After eighteen months working on a selection of assignments; creating user interfaces in Ipswich, debugging Java code in Glasgow, running requirements workshops in Hereford, I'm back in the corporate head office in London. It's a bit of a culture shock.
Every client I've ever worked for has been a corporate idiot, unable to make the correct decision or build a new system without my colleagues and me shouting instructions in their ear and guiding their trembling hands. Working full-time on site with a client has always been frustrating and infuriating.
But the best bit about being a consultant is that all the times I've smiled at these fools and ignored their dreadful theories, I've known full well that they aren't my direct employer*. I can sneer (under my breath of course, the professional veneer on my face never cracks) at their lack of direction, technical incompetence or poor canteen facilities, smug in the knowledge that in six months time I won't be working for them. I get all the fun of switching jobs every year with few of the hassles.

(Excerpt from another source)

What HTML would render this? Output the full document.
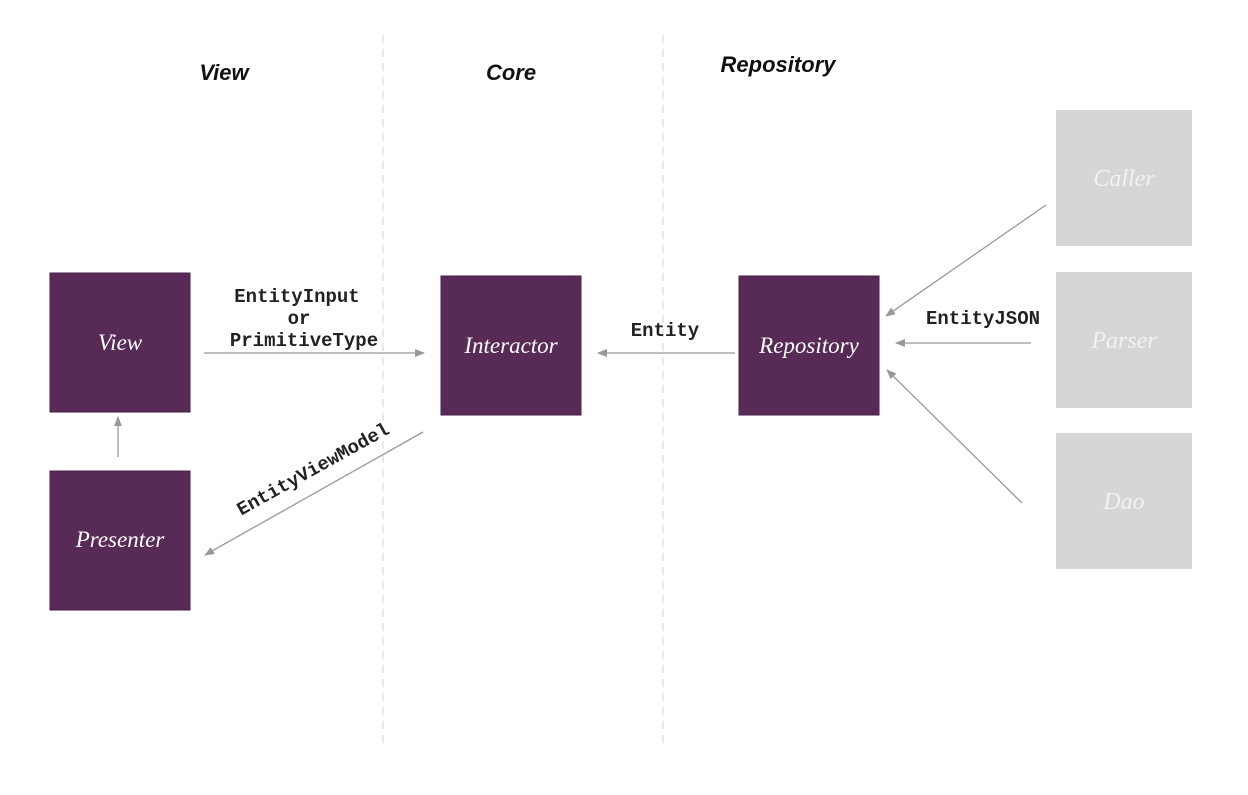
<!DOCTYPE html>
<html><head><meta charset="utf-8"><style>
body{margin:0;background:#fff}
svg{display:block}
.h{font-family:"Liberation Sans",sans-serif;font-style:italic;font-weight:bold;font-size:22px;fill:#111}
.b{font-family:"Liberation Serif",serif;font-style:italic;font-size:23px;fill:#fff}
.g{font-family:"Liberation Serif",serif;font-style:italic;font-size:24px;fill:#f2f2f2}
.m{font-family:"Liberation Mono",monospace;font-weight:bold;font-size:19px;fill:#222}
</style></head><body>
<svg width="1248" height="795" viewBox="0 0 1248 795" xmlns="http://www.w3.org/2000/svg">
<defs><marker id="a" markerWidth="10" markerHeight="10" refX="9" refY="5" orient="auto" markerUnits="userSpaceOnUse"><path d="M0,1 L10,5 L0,9 z" fill="#999"/></marker></defs>
<line x1="383" y1="35" x2="383" y2="745" stroke="#ddd" stroke-width="1.3" stroke-dasharray="8,6"/>
<line x1="663" y1="35" x2="663" y2="745" stroke="#ddd" stroke-width="1.3" stroke-dasharray="8,6"/>
<text class="h" x="224" y="80" text-anchor="middle">View</text>
<text class="h" x="511" y="80" text-anchor="middle">Core</text>
<text class="h" x="778" y="72" text-anchor="middle">Repository</text>
<g fill="#582a56" stroke="#4a2048">
<rect x="50" y="273" width="140" height="139"/>
<rect x="50" y="471" width="140" height="139"/>
<rect x="441" y="276" width="140" height="139"/>
<rect x="739" y="276" width="140" height="139"/>
</g>
<g fill="#d6d6d6">
<rect x="1056" y="110" width="136" height="136"/>
<rect x="1056" y="272" width="136" height="136"/>
<rect x="1056" y="433" width="136" height="136"/>
</g>
<text class="b" x="120" y="350" text-anchor="middle">View</text>
<text class="b" x="120" y="547" text-anchor="middle">Presenter</text>
<text class="b" x="511" y="353" text-anchor="middle">Interactor</text>
<text class="b" x="809" y="353" text-anchor="middle">Repository</text>
<text class="g" x="1124" y="186" text-anchor="middle">Caller</text>
<text class="g" x="1124" y="348" text-anchor="middle">Parser</text>
<text class="g" x="1124" y="509" text-anchor="middle">Dao</text>
<g stroke="#999" stroke-width="1.3" marker-end="url(#a)">
<line x1="204" y1="353" x2="424" y2="353"/>
<line x1="735" y1="353" x2="598" y2="353"/>
<line x1="118" y1="457" x2="118" y2="417"/>
<line x1="423" y1="432" x2="205" y2="555"/>
<line x1="1046" y1="205" x2="886" y2="316"/>
<line x1="1031" y1="343" x2="896" y2="343"/>
<line x1="1022" y1="503" x2="887" y2="370"/>
</g>
<text class="m" x="297" y="302" text-anchor="middle">EntityInput</text>
<text class="m" x="299" y="324" text-anchor="middle">or</text>
<text class="m" x="304" y="346" text-anchor="middle">PrimitiveType</text>
<text class="m" x="665" y="336" text-anchor="middle">Entity</text>
<text class="m" x="983" y="324" text-anchor="middle">EntityJSON</text>
<text class="m" x="313" y="475" text-anchor="middle" transform="rotate(-29 313 469)">EntityViewModel</text>
</svg>
</body></html>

Sitting at an ergonomically designed Scandinavian pine desk surrounded by Docker wearing colleagues at my employer's head office I don't have that luxury.
When I entered the corporate rat race seven years ago I believed I was about to be consumed by a gleaming machine. I imagined life as a brand new graduate joining a management consultancy, I would enter a fast-paced and slick world where effortlessly competent people rushed around in designer suits to important meetings.
I would become a small but useful cog in a super-efficient enterprise. An enterprise that wielded scientific rigour and unassailable logic to inform all its principles. A company dedicated to the use of clear thinking and precise writing to generate industy-defining insights. Petty idiocies would have no place in this enterprise, poor arguments and weak ideas would be mercilessly crushed beneath the mighty wheels of corporate intelligence.
It's taken me seven years to realise that it's not really like that. I'm surrounded by plenty of funny, clever, interesting people, and I enjoy my job. But we're just like every client I've ever met. My colleagues wear badly fitting designer suits to attend dull strategy meetings where people gossip and flirt over coffee. We like to think we wield logic and truth like unstoppable weapons, but actually we are easily swayed by entrenched beliefs and internal politics. We write long, dull documents no-one will ever read that labour to make more than one interesting or relevant point per page. We overuse words like enable, ensure and empower. We douse our language with qualifiers like 'better', 'significant' and 'rapid' without any justification or figures to back them up. I have to work alongside people that talk about 'enhancing the spiritual nature of web user interfaces' without recourse to irony.
I'd still like to believe Accenture or McKinsey's are the relentless and awe-inspiring powerhouses of my undergraduate imaginings, but chances are they're full of normal people too.
* Just to try and undo the damage to my reputation this arrogant statement might make, I do like a lot of the client staff I work for, it's just their companies and companies' policies I take umbrage at.